In New Zealand we call it kina and it can divide a room faster than politics. Elsewhere it’s sea urchin, or uni if you’re eating it in Tokyo, Los Angeles or a polished Sydney bar. Here, it’s something else entirely: it’s childhood on the rocks; it’s a battered screwdriver and a flat stone; it’s salt spray, spines and orange tongues scooped straight from the shell and eaten standing up.
Kina is not subtle. The first time you properly taste it, it can feel like being tipped headfirst into the ocean. Iodine. Iron. Sweetness. A kind of marine custard that dissolves almost before you’ve worked out whether you like it. It’s creamy without dairy, sweet without sugar, and carries that deep, low bass note of the sea floor itself. For some it’s transcendent. For others it’s an acquired taste they never quite acquire.
I’ve always loved it. Not because it’s refined – it most definitely isn’t – but because it’s honest. Kina tastes exactly of where it comes from: rocky coastlines, clean water, kelp forests waving in a tidal surge. When it’s good, it’s astonishing. When it’s not, it’s unforgiving. There’s no sauce clever enough to disguise poor kina, as the sea will always have the last word.
In Japan, uni is treated with a kind of reverence and handled like something precious. The texture is everything, with its plump lobes, intact and glossy, sitting on rice like a golden sunset. Here, we’ve historically been more pragmatic. Crack it, eat it, move on. But I think we’re starting to understand that kina, like so many of our kaimoana, deserves both respect and restraint.
It is also one of the most sustainable seafood stories we have. In many parts of the country kina populations have exploded, stripping reefs of kelp and creating what are known as kina barrens, underwater deserts where very little else survives. Removing kina, and eating it, is not only delicious, it can be restorative. There’s something satisfying about that – indulgence aligned with ecology.
Still, I understand why kina can intimidate people. The spines alone are enough to make the uninitiated step back. The flavour is bold and unapologetic. It asks something of you.
Which is why I rather like turning it into dip. Before the purists clutch their chests, hear me out. Kina whipped gently with a little crème fraîche or sour cream, a squeeze of lemon, perhaps a whisper of horseradish cream, becomes something both luxurious and approachable. The briny punch softens into something rounded and generous. It spreads; it invites.
Served with hand-made salted potato crisps, the kind that sting your lips slightly, it makes perfect sense. The vinegar cuts the richness, the salt amplifies the sweetness, the crunch plays against that almost custard-like texture. It’s not fussy and it’s certainly not tweezer food. It’s something you put in the middle of a table with a cold drink and let people discover for themselves.

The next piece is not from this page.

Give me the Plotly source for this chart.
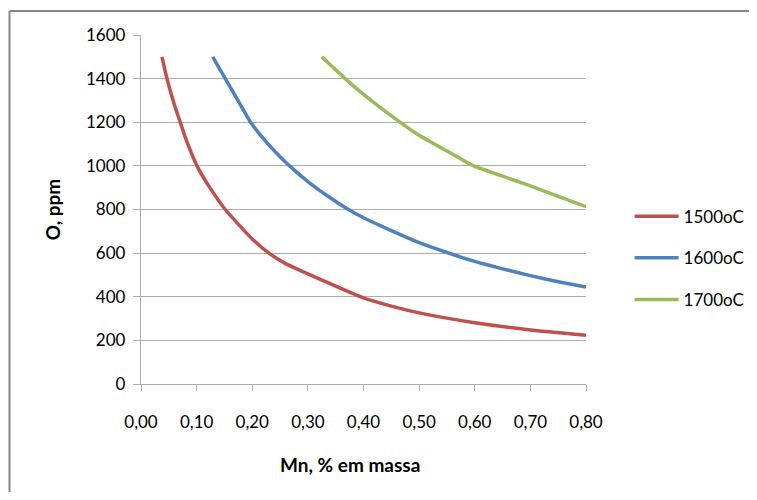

Of course, if you’re lucky enough to have access to truly pristine kina, freshly opened, there is nothing to improve upon. A spoon, a shell, perhaps a squeeze of lemon at most. That’s the purest expression. Or, if the morning happens to find you beside the sea, pile it generously onto hot buttered toast with another squeeze of lemon. It may not be traditional, but it makes for a rather extraordinary breakfast.



But not all kina needs to be a test of courage. Sometimes it can simply be delicious. There’s a particular pleasure in watching someone try kina for the first time. Opening kina needn’t involve screwdrivers and brute force. A surprisingly elegant trick is to take two dessert spoons, place them back-to-back into the mouth underneath, and gently prise them apart. The shell opens cleanly, if a little messily. The first look inside can be confronting – dark membranes, a little grit, the general chaos of the sea floor, but a teaspoon quickly reveals the prize: five soft, golden tongues of roe. What follows is almost always the same. A pause. A cautious dip. Raised eyebrows. And then, very often, a second scoop.
We talk often about eating locally, seasonally and consciously. Kina ticks all those boxes, and more. It’s ours. It belongs to these coasts, these tides. It tastes of Aotearoa in a way that imported delicacies never quite can.
There’s a well-known whakataukī that says when the kōwhai flowers the kina is sour, and when the pōhutukawa bloom they are full and sweet. There’s a grain of truth in that wisdom, but the reality is slightly more complicated.
Kina are actually at their best in winter. At that time, they are neither male nor female, and the roe tends to be consistently sweet and balanced. At other times of the year the difference can be striking: females are often darker, browner and more saline, while the males are brighter, more golden and noticeably sweeter.
It may divide the room, that’s fine, the best foods often do. But if you’ve sworn off kina after one challenging encounter on a windy rock platform sometime in the 1980s, I’d suggest giving it another chance. This time, perhaps, with a bowl of dip and a bag of salted crisps.
The sea is generous. Sometimes we just need to meet it halfway.